**YOUR OBJECTIVE:** Tally the lines containing the word "chart", and report the tally alone.

**DATA SHOWN:**
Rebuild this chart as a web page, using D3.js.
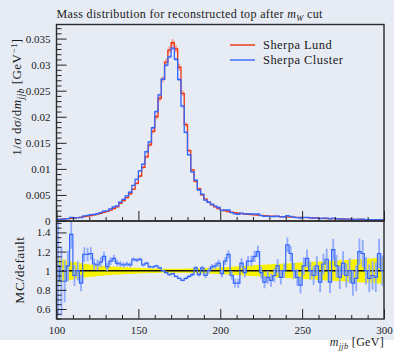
<!DOCTYPE html>
<html>
<head>
<meta charset="utf-8">
<script src="https://cdn.jsdelivr.net/npm/d3@7"></script>
<style>
  html, body { margin: 0; padding: 0; background: #ffffff; }
  svg { display: block; }
  text { font-family: "Liberation Serif", serif; fill: #1a1a1a; }
</style>
</head>
<body>
<svg id="chart" width="394" height="351"></svg>
<script>
// Binning of the reconstructed top mass, m_jjb [GeV]
const massStart = 100;
const massEnd = 300;
const binWidth = 2;

// Normalised distribution, Sherpa Lund (reference), one value per 2 GeV bin
const lund = [
  0.00030, 0.00034, 0.00040, 0.00044, 0.00050, 0.00058, 0.00066, 0.00074, 0.00083, 0.00093,
  0.00104, 0.00117, 0.00131, 0.00147, 0.00165, 0.00186, 0.00210, 0.00238, 0.00270, 0.00340,
  0.0039, 0.0045, 0.0052, 0.0061, 0.0072, 0.0086, 0.0103, 0.0123, 0.0146, 0.0172,
  0.0200, 0.0235, 0.0272, 0.0305, 0.0328, 0.0342, 0.0330, 0.0295, 0.0245, 0.0185,
  0.0135, 0.0098, 0.0076, 0.0062, 0.0050, 0.0042, 0.0036, 0.0031, 0.0027, 0.0024,
  0.00210, 0.00195, 0.00180, 0.00168, 0.00158, 0.00149, 0.00141, 0.00134, 0.00128, 0.00122,
  0.00117, 0.00112, 0.00107, 0.00103, 0.00099, 0.00095, 0.00091, 0.00088, 0.00085, 0.00082,
  0.00079, 0.00076, 0.00073, 0.00070, 0.00068, 0.00065, 0.00063, 0.00061, 0.00058, 0.00056,
  0.00052, 0.00050, 0.00048, 0.00046, 0.00044, 0.00042, 0.00040, 0.00038, 0.00036, 0.00035,
  0.00033, 0.00032, 0.00030, 0.00029, 0.00028, 0.00027, 0.00025, 0.00024, 0.00023, 0.00022
];

// Sherpa Cluster divided by Sherpa Lund, per bin
const ratio = [
  1.05, 0.89, 0.89, 1.05, 1.38, 0.95, 1.00, 0.87, 1.17, 1.17,
  1.18, 1.07, 1.06, 1.09, 1.15, 1.04, 1.10, 1.13, 1.08, 1.07,
  1.06, 1.07, 1.06, 1.12, 1.11, 1.12, 1.06, 1.08, 1.04, 1.04,
  1.05, 1.03, 1.00, 0.98, 0.96, 0.97, 0.94, 0.92, 0.90, 0.92,
  0.94, 0.96, 1.03, 0.96, 1.03, 0.95, 1.00, 1.04, 1.05, 1.08,
  0.97, 1.10, 1.17, 0.95, 0.87, 0.87, 1.08, 0.98, 1.10, 1.10,
  1.15, 1.20, 0.98, 0.88, 0.93, 0.90, 0.95, 1.05, 0.93, 1.00,
  1.27, 1.18, 1.00, 0.93, 0.85, 1.05, 1.13, 1.00, 0.95, 1.05,
  0.88, 1.07, 1.12, 0.88, 1.22, 1.05, 0.93, 1.08, 0.95, 1.00,
  0.87, 0.92, 1.20, 1.18, 1.00, 0.92, 0.95, 0.93, 1.18, 1.00
];

// Relative statistical uncertainty of Sherpa Cluster (blue error bars)
const ratioErr = [
  0.52, 0.36, 0.22, 0.16, 0.15, 0.11, 0.10, 0.085, 0.075, 0.070,
  0.065, 0.058, 0.055, 0.050, 0.047, 0.042, 0.040, 0.037, 0.034, 0.031,
  0.029, 0.027, 0.025, 0.022, 0.021, 0.019, 0.017, 0.015, 0.014, 0.013,
  0.012, 0.011, 0.010, 0.010, 0.009, 0.009, 0.009, 0.010, 0.011, 0.012,
  0.014, 0.016, 0.019, 0.021, 0.023, 0.026, 0.028, 0.031, 0.033, 0.035,
  0.037, 0.040, 0.041, 0.044, 0.046, 0.047, 0.050, 0.052, 0.053, 0.056,
  0.058, 0.060, 0.061, 0.064, 0.066, 0.067, 0.070, 0.071, 0.074, 0.076,
  0.078, 0.081, 0.084, 0.086, 0.088, 0.091, 0.093, 0.095, 0.098, 0.101,
  0.104, 0.106, 0.109, 0.112, 0.114, 0.117, 0.120, 0.123, 0.126, 0.129,
  0.132, 0.134, 0.137, 0.140, 0.143, 0.146, 0.149, 0.152, 0.155, 0.158
];

// Relative uncertainty of the Sherpa Lund reference (yellow band)
const refErr = [
  0.13, 0.12, 0.115, 0.105, 0.095, 0.09, 0.085, 0.078, 0.072, 0.067,
  0.063, 0.060, 0.056, 0.053, 0.050, 0.048, 0.045, 0.043, 0.041, 0.039,
  0.037, 0.035, 0.033, 0.031, 0.030, 0.028, 0.027, 0.026, 0.025, 0.024,
  0.023, 0.022, 0.021, 0.021, 0.020, 0.020, 0.020, 0.021, 0.021, 0.022,
  0.023, 0.024, 0.025, 0.026, 0.027, 0.028, 0.030, 0.031, 0.033, 0.034,
  0.036, 0.038, 0.040, 0.042, 0.045, 0.046, 0.048, 0.050, 0.052, 0.055,
  0.057, 0.059, 0.061, 0.063, 0.065, 0.067, 0.069, 0.071, 0.073, 0.075,
  0.077, 0.079, 0.081, 0.083, 0.085, 0.087, 0.089, 0.091, 0.093, 0.095,
  0.097, 0.099, 0.101, 0.103, 0.105, 0.107, 0.109, 0.111, 0.113, 0.115,
  0.117, 0.119, 0.121, 0.123, 0.125, 0.127, 0.129, 0.131, 0.133, 0.135
];

// Axis ticks and labels
const xMajorTicks = [100, 150, 200, 250, 300];
const xMajorLabels = ["100", "150", "200", "250", "300"];
const yMainTicks = [0, 0.005, 0.01, 0.015, 0.02, 0.025, 0.03, 0.035];
const yMainLabels = ["0", "0.005", "0.01", "0.015", "0.02", "0.025", "0.03", "0.035"];
const yRatioTicks = [0.6, 0.8, 1.0, 1.2, 1.4];
const yRatioLabels = ["0.6", "0.8", "1", "1.2", "1.4"];

const seriesNames = ["Sherpa Lund", "Sherpa Cluster"];
const seriesColors = ["#ee3311", "#3366ff"];
const seriesErrColors = ["#f5a595", "#9db5ff"];

// ----- derived series -----
const edges = d3.range(massStart, massEnd + binWidth / 2, binWidth);
const cluster = lund.map((v, i) => v * ratio[i]);

// ----- layout -----
const L = 56.5, R = 384, T = 24.5, MB = 221, RB = 319;

const svg = d3.select("#chart");
svg.append("rect").attr("x", 0).attr("y", 0).attr("width", 394).attr("height", 340)
  .attr("fill", "#e6ebf4");

const x = d3.scaleLinear().domain([massStart, massEnd]).range([L, R]);
const y = d3.scaleLinear().domain([0, 0.0377]).range([MB, T]);
const yr = d3.scaleLinear().domain([0.4955, 1.5195]).range([RB, MB]);

const defs = svg.append("defs");
defs.append("clipPath").attr("id", "clipMain")
  .append("rect").attr("x", L).attr("y", T).attr("width", R - L).attr("height", MB - T);
defs.append("clipPath").attr("id", "clipRatio")
  .append("rect").attr("x", L).attr("y", MB).attr("width", R - L).attr("height", RB - MB);

// step path through bin edges
function stepLine(vals, ys) {
  const pts = vals.map((v, i) => [edges[i], v]);
  pts.push([edges[vals.length], vals[vals.length - 1]]);
  return d3.line().x(d => x(d[0])).y(d => ys(d[1])).curve(d3.curveStepAfter)(pts);
}

// ----- main panel -----
const gMain = svg.append("g").attr("clip-path", "url(#clipMain)");

// faint error bars
[[lund, lund.map((v, i) => v * refErr[i])], [cluster, lund.map((v, i) => v * ratioErr[i])]]
  .forEach(([vals, errs], s) => {
    gMain.append("g").selectAll("line").data(vals).join("line")
      .attr("x1", (d, i) => x(edges[i] + binWidth / 2))
      .attr("x2", (d, i) => x(edges[i] + binWidth / 2))
      .attr("y1", (d, i) => y(d - errs[i]))
      .attr("y2", (d, i) => y(d + errs[i]))
      .attr("stroke", seriesErrColors[s]).attr("stroke-width", 2.2);
  });

[lund, cluster].forEach((vals, s) => {
  gMain.append("path").attr("d", stepLine(vals, y))
    .attr("fill", "none").attr("stroke", seriesColors[s]).attr("stroke-width", 1.3);
});

// ----- ratio panel -----
const gRatio = svg.append("g").attr("clip-path", "url(#clipRatio)");

const bandPts = refErr.map((e, i) => [edges[i], e]);
bandPts.push([edges[refErr.length], refErr[refErr.length - 1]]);
gRatio.append("path")
  .attr("d", d3.area().x(d => x(d[0])).y0(d => yr(1 - d[1])).y1(d => yr(1 + d[1]))
    .curve(d3.curveStepAfter)(bandPts))
  .attr("fill", "#f7f200");

gRatio.append("line").attr("x1", x(massStart)).attr("x2", x(massEnd))
  .attr("y1", yr(1)).attr("y2", yr(1)).attr("stroke", "#111").attr("stroke-width", 1.4);

gRatio.append("g").selectAll("line").data(ratio).join("line")
  .attr("x1", (d, i) => x(edges[i] + binWidth / 2))
  .attr("x2", (d, i) => x(edges[i] + binWidth / 2))
  .attr("y1", (d, i) => yr(d - ratioErr[i]))
  .attr("y2", (d, i) => yr(d + ratioErr[i]))
  .attr("stroke", "#8fa9ff").attr("stroke-width", 1.8);

gRatio.append("path").attr("d", stepLine(ratio, yr))
  .attr("fill", "none").attr("stroke", "#3366ff").attr("stroke-width", 1.2);

// ----- axes (ticks point into the panels) -----
const tickColor = "#222";
function styleAxis(g) {
  g.select(".domain").remove();
  g.selectAll(".tick line").attr("stroke", tickColor).attr("stroke-width", 1);
  g.selectAll(".tick text").attr("font-family", "Liberation Serif, serif")
    .attr("font-size", 11).attr("fill", "#1a1a1a");
}

const xMinor = d3.range(massStart, massEnd + 1, 10).filter(v => !xMajorTicks.includes(v));
const yMainMinor = d3.range(0, 0.0375, 0.001).filter(v => Math.abs(v / 0.005 - Math.round(v / 0.005)) > 1e-6);
const yRatioMinor = d3.range(0.5, 1.5001, 0.05).filter(v => Math.abs(v / 0.2 - Math.round(v / 0.2)) > 1e-6);

// main: left
svg.append("g").attr("transform", `translate(${L},0)`)
  .call(d3.axisLeft(y).tickValues(yMainTicks).tickFormat((d, i) => yMainLabels[i])
    .tickSizeInner(-10).tickSizeOuter(0).tickPadding(6))
  .call(styleAxis);
svg.append("g").attr("transform", `translate(${L},0)`)
  .call(d3.axisLeft(y).tickValues(yMainMinor).tickFormat("").tickSizeInner(-5).tickSizeOuter(0))
  .call(styleAxis);
// main: bottom
svg.append("g").attr("transform", `translate(0,${MB})`)
  .call(d3.axisBottom(x).tickValues(xMajorTicks).tickFormat("").tickSizeInner(-10).tickSizeOuter(0))
  .call(styleAxis);
svg.append("g").attr("transform", `translate(0,${MB})`)
  .call(d3.axisBottom(x).tickValues(xMinor).tickFormat("").tickSizeInner(-4).tickSizeOuter(0))
  .call(styleAxis);

// ratio: left
svg.append("g").attr("transform", `translate(${L},0)`)
  .call(d3.axisLeft(yr).tickValues(yRatioTicks).tickFormat((d, i) => yRatioLabels[i])
    .tickSizeInner(-10).tickSizeOuter(0).tickPadding(6))
  .call(styleAxis);
svg.append("g").attr("transform", `translate(${L},0)`)
  .call(d3.axisLeft(yr).tickValues(yRatioMinor).tickFormat("").tickSizeInner(-5).tickSizeOuter(0))
  .call(styleAxis);
// ratio: bottom with labels
svg.append("g").attr("transform", `translate(0,${RB})`)
  .call(d3.axisBottom(x).tickValues(xMajorTicks).tickFormat((d, i) => xMajorLabels[i])
    .tickSizeInner(-10).tickSizeOuter(0).tickPadding(7))
  .call(styleAxis);
svg.append("g").attr("transform", `translate(0,${RB})`)
  .call(d3.axisBottom(x).tickValues(xMinor).tickFormat("").tickSizeInner(-4).tickSizeOuter(0))
  .call(styleAxis);

// frames
svg.append("rect").attr("x", L).attr("y", T).attr("width", R - L).attr("height", MB - T)
  .attr("fill", "none").attr("stroke", "#2a2a2a").attr("stroke-width", 1.4);
svg.append("rect").attr("x", L).attr("y", MB).attr("width", R - L).attr("height", RB - MB)
  .attr("fill", "none").attr("stroke", "#2a2a2a").attr("stroke-width", 1.4);

// ----- title -----
const title = svg.append("text").attr("x", L).attr("y", 18)
  .attr("font-size", 12).attr("letter-spacing", 0.35);
title.append("tspan").text("Mass distribution for reconstructed top after ");
title.append("tspan").attr("font-style", "italic").text("m");
title.append("tspan").attr("font-style", "italic").attr("font-size", 8.5).attr("dy", 2.5).text("W");
title.append("tspan").attr("dy", -2.5).text(" cut");

// ----- legend -----
seriesNames.forEach((name, i) => {
  const ly = 45 + i * 15;
  svg.append("line").attr("x1", 230).attr("x2", 255).attr("y1", ly).attr("y2", ly)
    .attr("stroke", seriesColors[i]).attr("stroke-width", 1.4);
  svg.append("text").attr("x", 263).attr("y", ly + 4).attr("font-size", 12.5)
    .attr("letter-spacing", 0.45).text(name);
});

// ----- axis titles -----
const yl = svg.append("text")
  .attr("transform", "translate(21,97) rotate(-90)")
  .attr("text-anchor", "middle").attr("font-size", 13).attr("letter-spacing", 0.45);
yl.append("tspan").text("1/");
yl.append("tspan").attr("font-style", "italic").text("σ");
yl.append("tspan").text(" d");
yl.append("tspan").attr("font-style", "italic").text("σ");
yl.append("tspan").text("/d");
yl.append("tspan").attr("font-style", "italic").text("m");
yl.append("tspan").attr("font-style", "italic").attr("font-size", 9.5).attr("dy", 2.5).text("jjb");
yl.append("tspan").attr("dy", -2.5).text(" [GeV");
yl.append("tspan").attr("font-size", 9).attr("dy", -4.5).text("−1");
yl.append("tspan").attr("dy", 4.5).text("]");

svg.append("text")
  .attr("transform", "translate(24,270) rotate(-90)")
  .attr("text-anchor", "middle").attr("font-size", 13.5).attr("letter-spacing", 0.5)
  .text("MC/default");

const xl = svg.append("text").attr("x", R).attr("y", 346)
  .attr("text-anchor", "end").attr("font-size", 12).attr("letter-spacing", 0.3);
xl.append("tspan").attr("font-style", "italic").text("m");
xl.append("tspan").attr("font-style", "italic").attr("font-size", 8.5).attr("dy", 2.5).text("jjb");
xl.append("tspan").attr("dy", -2.5).text(" [GeV]");
</script>
</body>
</html>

**REPLY:** 3